WHAT IS NEEDED
Working from the top of the listing below, retype each line through the line containing "series.forEach((vals, c) =>", both included, with no pictures.

Records with drawing code
• • •

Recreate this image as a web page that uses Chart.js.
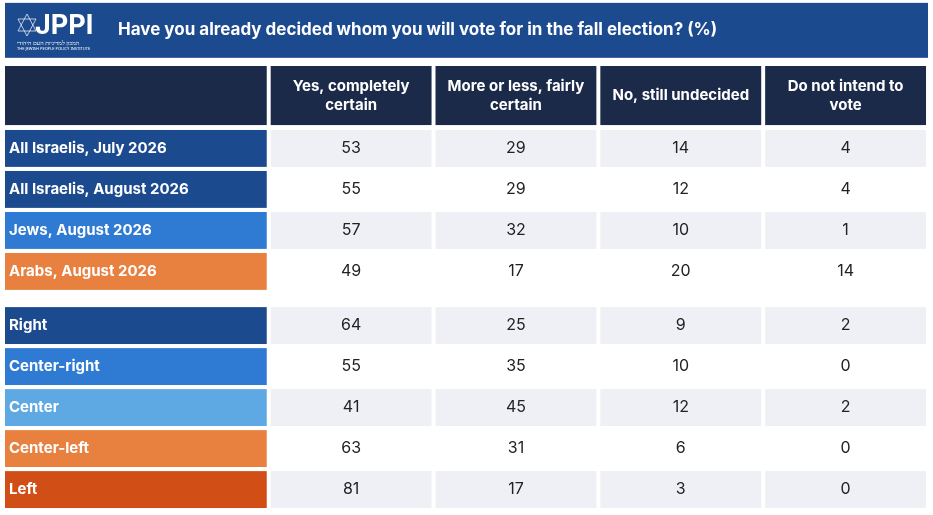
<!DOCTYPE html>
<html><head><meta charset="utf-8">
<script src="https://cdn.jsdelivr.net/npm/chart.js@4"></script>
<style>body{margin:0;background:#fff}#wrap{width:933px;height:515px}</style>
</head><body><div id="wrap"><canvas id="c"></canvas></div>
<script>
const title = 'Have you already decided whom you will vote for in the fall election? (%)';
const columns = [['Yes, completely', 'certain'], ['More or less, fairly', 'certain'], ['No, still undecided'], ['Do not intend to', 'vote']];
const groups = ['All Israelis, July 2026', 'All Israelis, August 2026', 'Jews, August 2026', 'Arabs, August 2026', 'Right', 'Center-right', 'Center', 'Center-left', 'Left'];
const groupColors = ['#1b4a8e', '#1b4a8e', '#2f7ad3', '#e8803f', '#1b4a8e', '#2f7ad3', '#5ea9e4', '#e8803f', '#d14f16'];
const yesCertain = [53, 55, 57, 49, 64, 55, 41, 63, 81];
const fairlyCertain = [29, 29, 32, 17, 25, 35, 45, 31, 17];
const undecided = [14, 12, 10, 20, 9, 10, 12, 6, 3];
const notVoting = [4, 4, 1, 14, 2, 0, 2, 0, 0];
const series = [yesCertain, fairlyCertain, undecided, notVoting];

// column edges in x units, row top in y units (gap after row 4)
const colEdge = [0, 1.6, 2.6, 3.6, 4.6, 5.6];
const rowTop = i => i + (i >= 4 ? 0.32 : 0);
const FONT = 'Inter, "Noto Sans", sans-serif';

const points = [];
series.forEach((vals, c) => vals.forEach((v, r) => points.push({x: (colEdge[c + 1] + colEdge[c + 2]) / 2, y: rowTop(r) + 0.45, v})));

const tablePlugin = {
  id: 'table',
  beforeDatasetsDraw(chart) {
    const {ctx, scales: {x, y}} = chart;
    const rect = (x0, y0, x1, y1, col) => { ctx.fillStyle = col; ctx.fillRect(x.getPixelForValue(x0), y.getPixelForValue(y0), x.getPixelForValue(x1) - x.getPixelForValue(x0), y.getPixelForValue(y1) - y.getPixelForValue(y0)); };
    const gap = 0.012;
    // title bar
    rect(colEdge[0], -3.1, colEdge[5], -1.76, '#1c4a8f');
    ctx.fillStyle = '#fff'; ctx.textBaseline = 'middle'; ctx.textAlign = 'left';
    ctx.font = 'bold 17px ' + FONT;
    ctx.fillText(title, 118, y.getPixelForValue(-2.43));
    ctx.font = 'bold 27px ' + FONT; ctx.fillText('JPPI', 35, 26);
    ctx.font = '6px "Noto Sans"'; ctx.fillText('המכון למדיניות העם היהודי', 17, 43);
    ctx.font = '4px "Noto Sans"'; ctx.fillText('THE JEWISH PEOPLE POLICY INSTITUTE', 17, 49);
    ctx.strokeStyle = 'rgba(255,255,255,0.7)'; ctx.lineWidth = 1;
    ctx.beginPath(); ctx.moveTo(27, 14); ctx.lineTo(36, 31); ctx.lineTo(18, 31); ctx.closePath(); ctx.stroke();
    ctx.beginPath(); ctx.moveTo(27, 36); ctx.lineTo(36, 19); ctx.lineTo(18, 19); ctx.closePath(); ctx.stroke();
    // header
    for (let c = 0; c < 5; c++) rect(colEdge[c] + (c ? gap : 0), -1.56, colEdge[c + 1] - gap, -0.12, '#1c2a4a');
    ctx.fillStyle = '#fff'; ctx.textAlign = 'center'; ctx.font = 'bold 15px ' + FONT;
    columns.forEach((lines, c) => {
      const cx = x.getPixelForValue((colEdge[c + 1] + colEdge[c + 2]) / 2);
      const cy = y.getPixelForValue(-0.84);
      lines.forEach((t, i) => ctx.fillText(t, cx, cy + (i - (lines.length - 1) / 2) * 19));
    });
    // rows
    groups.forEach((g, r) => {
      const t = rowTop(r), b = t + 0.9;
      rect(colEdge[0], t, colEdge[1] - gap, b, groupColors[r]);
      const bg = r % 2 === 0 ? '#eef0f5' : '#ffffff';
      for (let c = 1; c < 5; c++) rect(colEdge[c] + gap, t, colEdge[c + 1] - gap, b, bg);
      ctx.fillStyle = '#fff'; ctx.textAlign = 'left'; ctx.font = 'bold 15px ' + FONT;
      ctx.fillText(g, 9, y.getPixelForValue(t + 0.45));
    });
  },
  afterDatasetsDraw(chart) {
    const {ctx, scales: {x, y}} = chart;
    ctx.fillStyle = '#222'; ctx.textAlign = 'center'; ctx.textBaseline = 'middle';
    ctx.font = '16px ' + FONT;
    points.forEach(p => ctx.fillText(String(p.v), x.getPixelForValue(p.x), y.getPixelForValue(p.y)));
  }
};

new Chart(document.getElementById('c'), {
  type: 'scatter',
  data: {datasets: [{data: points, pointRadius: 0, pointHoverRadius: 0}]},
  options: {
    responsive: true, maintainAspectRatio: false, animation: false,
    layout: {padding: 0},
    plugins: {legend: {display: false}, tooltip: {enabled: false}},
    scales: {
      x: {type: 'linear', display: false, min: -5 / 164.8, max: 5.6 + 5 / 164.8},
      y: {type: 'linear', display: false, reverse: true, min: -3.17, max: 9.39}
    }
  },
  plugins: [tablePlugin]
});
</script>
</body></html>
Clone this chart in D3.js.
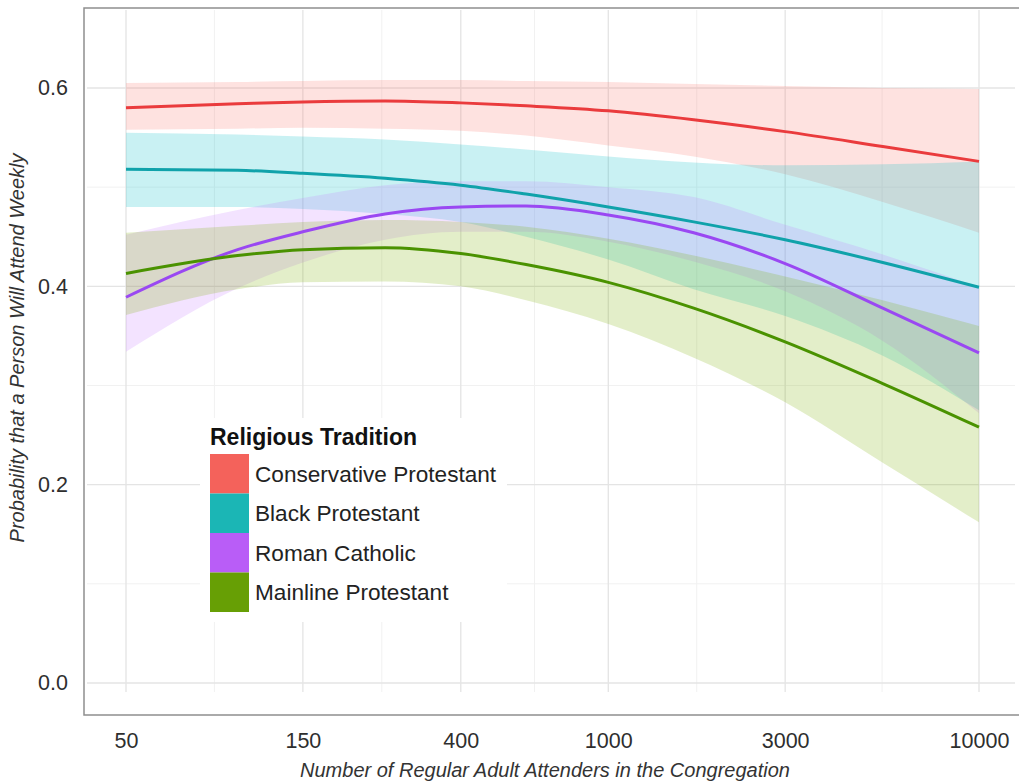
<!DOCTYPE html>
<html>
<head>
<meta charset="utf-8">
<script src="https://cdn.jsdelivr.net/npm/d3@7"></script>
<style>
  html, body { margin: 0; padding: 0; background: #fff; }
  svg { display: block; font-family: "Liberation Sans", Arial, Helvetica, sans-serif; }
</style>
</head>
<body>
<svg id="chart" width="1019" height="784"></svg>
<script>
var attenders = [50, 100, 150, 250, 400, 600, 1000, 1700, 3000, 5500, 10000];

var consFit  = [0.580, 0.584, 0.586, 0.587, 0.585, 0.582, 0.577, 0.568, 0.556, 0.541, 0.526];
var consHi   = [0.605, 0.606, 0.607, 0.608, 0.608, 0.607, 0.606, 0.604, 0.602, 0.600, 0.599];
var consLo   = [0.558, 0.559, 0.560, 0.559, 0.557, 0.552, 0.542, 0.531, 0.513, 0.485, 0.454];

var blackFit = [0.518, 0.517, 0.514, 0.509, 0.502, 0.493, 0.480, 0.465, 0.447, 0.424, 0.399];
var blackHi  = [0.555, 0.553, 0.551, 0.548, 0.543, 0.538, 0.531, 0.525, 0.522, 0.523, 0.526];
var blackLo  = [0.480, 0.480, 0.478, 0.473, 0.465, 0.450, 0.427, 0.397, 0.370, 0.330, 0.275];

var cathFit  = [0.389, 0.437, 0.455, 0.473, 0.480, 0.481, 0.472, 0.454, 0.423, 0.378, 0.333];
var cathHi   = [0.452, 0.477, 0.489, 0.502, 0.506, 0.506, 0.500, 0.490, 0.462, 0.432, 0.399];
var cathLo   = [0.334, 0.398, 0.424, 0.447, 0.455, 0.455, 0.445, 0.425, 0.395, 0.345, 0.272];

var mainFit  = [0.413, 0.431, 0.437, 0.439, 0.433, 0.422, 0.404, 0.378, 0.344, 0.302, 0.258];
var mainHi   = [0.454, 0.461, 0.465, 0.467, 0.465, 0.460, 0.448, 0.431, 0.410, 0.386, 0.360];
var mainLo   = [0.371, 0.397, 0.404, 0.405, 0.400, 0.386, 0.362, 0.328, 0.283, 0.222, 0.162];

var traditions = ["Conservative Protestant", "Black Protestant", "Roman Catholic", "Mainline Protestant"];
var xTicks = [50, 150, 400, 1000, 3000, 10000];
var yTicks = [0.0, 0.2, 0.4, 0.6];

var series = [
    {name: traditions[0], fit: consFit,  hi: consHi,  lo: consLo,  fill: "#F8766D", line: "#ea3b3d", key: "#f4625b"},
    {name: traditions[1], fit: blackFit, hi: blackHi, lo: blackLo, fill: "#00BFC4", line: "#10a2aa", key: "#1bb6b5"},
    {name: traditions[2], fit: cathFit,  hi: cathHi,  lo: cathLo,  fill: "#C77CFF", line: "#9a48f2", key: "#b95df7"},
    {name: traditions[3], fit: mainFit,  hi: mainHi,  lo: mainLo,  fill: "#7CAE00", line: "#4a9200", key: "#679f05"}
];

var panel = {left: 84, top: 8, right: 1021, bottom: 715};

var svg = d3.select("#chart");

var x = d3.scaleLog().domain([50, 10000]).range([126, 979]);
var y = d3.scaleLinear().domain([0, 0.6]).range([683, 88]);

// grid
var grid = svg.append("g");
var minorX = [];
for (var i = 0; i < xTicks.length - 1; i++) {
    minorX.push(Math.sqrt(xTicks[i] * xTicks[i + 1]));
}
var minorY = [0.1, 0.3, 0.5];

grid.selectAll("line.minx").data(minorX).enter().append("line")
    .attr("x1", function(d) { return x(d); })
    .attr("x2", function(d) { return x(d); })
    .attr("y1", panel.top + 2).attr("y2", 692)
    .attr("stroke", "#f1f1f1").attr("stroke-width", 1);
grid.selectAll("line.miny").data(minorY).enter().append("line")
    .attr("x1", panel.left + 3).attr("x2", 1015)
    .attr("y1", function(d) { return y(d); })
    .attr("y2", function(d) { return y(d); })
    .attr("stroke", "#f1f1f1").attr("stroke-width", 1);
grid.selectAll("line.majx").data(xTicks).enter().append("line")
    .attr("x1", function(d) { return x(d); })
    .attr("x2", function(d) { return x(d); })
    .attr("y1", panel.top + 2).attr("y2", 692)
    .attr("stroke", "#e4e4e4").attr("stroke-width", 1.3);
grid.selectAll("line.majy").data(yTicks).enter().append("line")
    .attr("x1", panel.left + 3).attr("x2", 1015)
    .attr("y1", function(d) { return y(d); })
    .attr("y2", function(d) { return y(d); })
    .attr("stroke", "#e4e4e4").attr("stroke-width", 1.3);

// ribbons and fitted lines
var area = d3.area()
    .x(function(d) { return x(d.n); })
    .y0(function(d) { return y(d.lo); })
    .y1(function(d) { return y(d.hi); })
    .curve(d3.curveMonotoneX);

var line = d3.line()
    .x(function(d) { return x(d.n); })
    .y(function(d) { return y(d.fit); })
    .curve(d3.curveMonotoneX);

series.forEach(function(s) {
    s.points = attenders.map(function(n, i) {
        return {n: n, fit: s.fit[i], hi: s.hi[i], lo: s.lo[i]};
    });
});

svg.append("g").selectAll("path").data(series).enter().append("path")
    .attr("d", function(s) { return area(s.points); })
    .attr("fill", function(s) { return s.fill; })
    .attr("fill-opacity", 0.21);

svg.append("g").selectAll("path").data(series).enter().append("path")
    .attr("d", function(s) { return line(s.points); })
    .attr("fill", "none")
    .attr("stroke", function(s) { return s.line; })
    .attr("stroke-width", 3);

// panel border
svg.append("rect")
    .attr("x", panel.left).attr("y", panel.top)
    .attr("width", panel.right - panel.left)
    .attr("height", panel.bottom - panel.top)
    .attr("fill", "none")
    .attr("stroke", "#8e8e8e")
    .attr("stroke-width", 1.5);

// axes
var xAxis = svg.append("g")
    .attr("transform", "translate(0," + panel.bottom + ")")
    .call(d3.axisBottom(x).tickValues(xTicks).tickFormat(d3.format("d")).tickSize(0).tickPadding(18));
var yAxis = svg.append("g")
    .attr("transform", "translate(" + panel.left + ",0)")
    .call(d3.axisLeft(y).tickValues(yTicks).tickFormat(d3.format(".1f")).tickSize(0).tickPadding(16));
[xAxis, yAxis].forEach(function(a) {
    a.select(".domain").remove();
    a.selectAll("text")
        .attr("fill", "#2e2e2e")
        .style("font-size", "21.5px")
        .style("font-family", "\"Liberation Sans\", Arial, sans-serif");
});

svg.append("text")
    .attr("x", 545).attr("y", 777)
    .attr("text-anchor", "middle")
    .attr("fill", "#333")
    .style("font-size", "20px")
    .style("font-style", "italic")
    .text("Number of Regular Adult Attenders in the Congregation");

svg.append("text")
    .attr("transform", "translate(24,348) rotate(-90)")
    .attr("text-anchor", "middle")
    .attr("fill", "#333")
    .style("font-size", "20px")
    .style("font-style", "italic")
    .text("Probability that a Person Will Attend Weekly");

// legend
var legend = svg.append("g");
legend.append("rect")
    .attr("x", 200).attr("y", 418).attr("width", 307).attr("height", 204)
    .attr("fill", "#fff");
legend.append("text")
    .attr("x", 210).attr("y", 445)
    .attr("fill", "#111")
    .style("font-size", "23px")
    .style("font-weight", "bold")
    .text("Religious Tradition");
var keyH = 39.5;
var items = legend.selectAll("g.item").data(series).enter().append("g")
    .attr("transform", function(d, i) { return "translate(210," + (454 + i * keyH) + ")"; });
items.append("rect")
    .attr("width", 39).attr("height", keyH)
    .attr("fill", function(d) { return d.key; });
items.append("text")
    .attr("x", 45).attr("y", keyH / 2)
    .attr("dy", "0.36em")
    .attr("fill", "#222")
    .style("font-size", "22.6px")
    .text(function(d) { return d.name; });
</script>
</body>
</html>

• • •

THE OUTPUT
Recreate this image as a web page that uses Chart.js.
<!DOCTYPE html>
<html><head><meta charset="utf-8">
<script src="https://cdn.jsdelivr.net/npm/chart.js@4"></script>
<style>body{margin:0;background:#fff}#wrap{width:933px;height:515px}</style>
</head><body><div id="wrap"><canvas id="c"></canvas></div>
<script>
const title = 'Have you already decided whom you will vote for in the fall election? (%)';
const columns = [['Yes, completely', 'certain'], ['More or less, fairly', 'certain'], ['No, still undecided'], ['Do not intend to', 'vote']];
const groups = ['All Israelis, July 2026', 'All Israelis, August 2026', 'Jews, August 2026', 'Arabs, August 2026', 'Right', 'Center-right', 'Center', 'Center-left', 'Left'];
const groupColors = ['#1b4a8e', '#1b4a8e', '#2f7ad3', '#e8803f', '#1b4a8e', '#2f7ad3', '#5ea9e4', '#e8803f', '#d14f16'];
const yesCertain = [53, 55, 57, 49, 64, 55, 41, 63, 81];
const fairlyCertain = [29, 29, 32, 17, 25, 35, 45, 31, 17];
const undecided = [14, 12, 10, 20, 9, 10, 12, 6, 3];
const notVoting = [4, 4, 1, 14, 2, 0, 2, 0, 0];
const series = [yesCertain, fairlyCertain, undecided, notVoting];

// column edges in x units, row top in y units (gap after row 4)
const colEdge = [0, 1.6, 2.6, 3.6, 4.6, 5.6];
const rowTop = i => i + (i >= 4 ? 0.32 : 0);
const FONT = 'Inter, "Noto Sans", sans-serif';

const points = [];
series.forEach((vals, c) => vals.forEach((v, r) => points.push({x: (colEdge[c + 1] + colEdge[c + 2]) / 2, y: rowTop(r) + 0.45, v})));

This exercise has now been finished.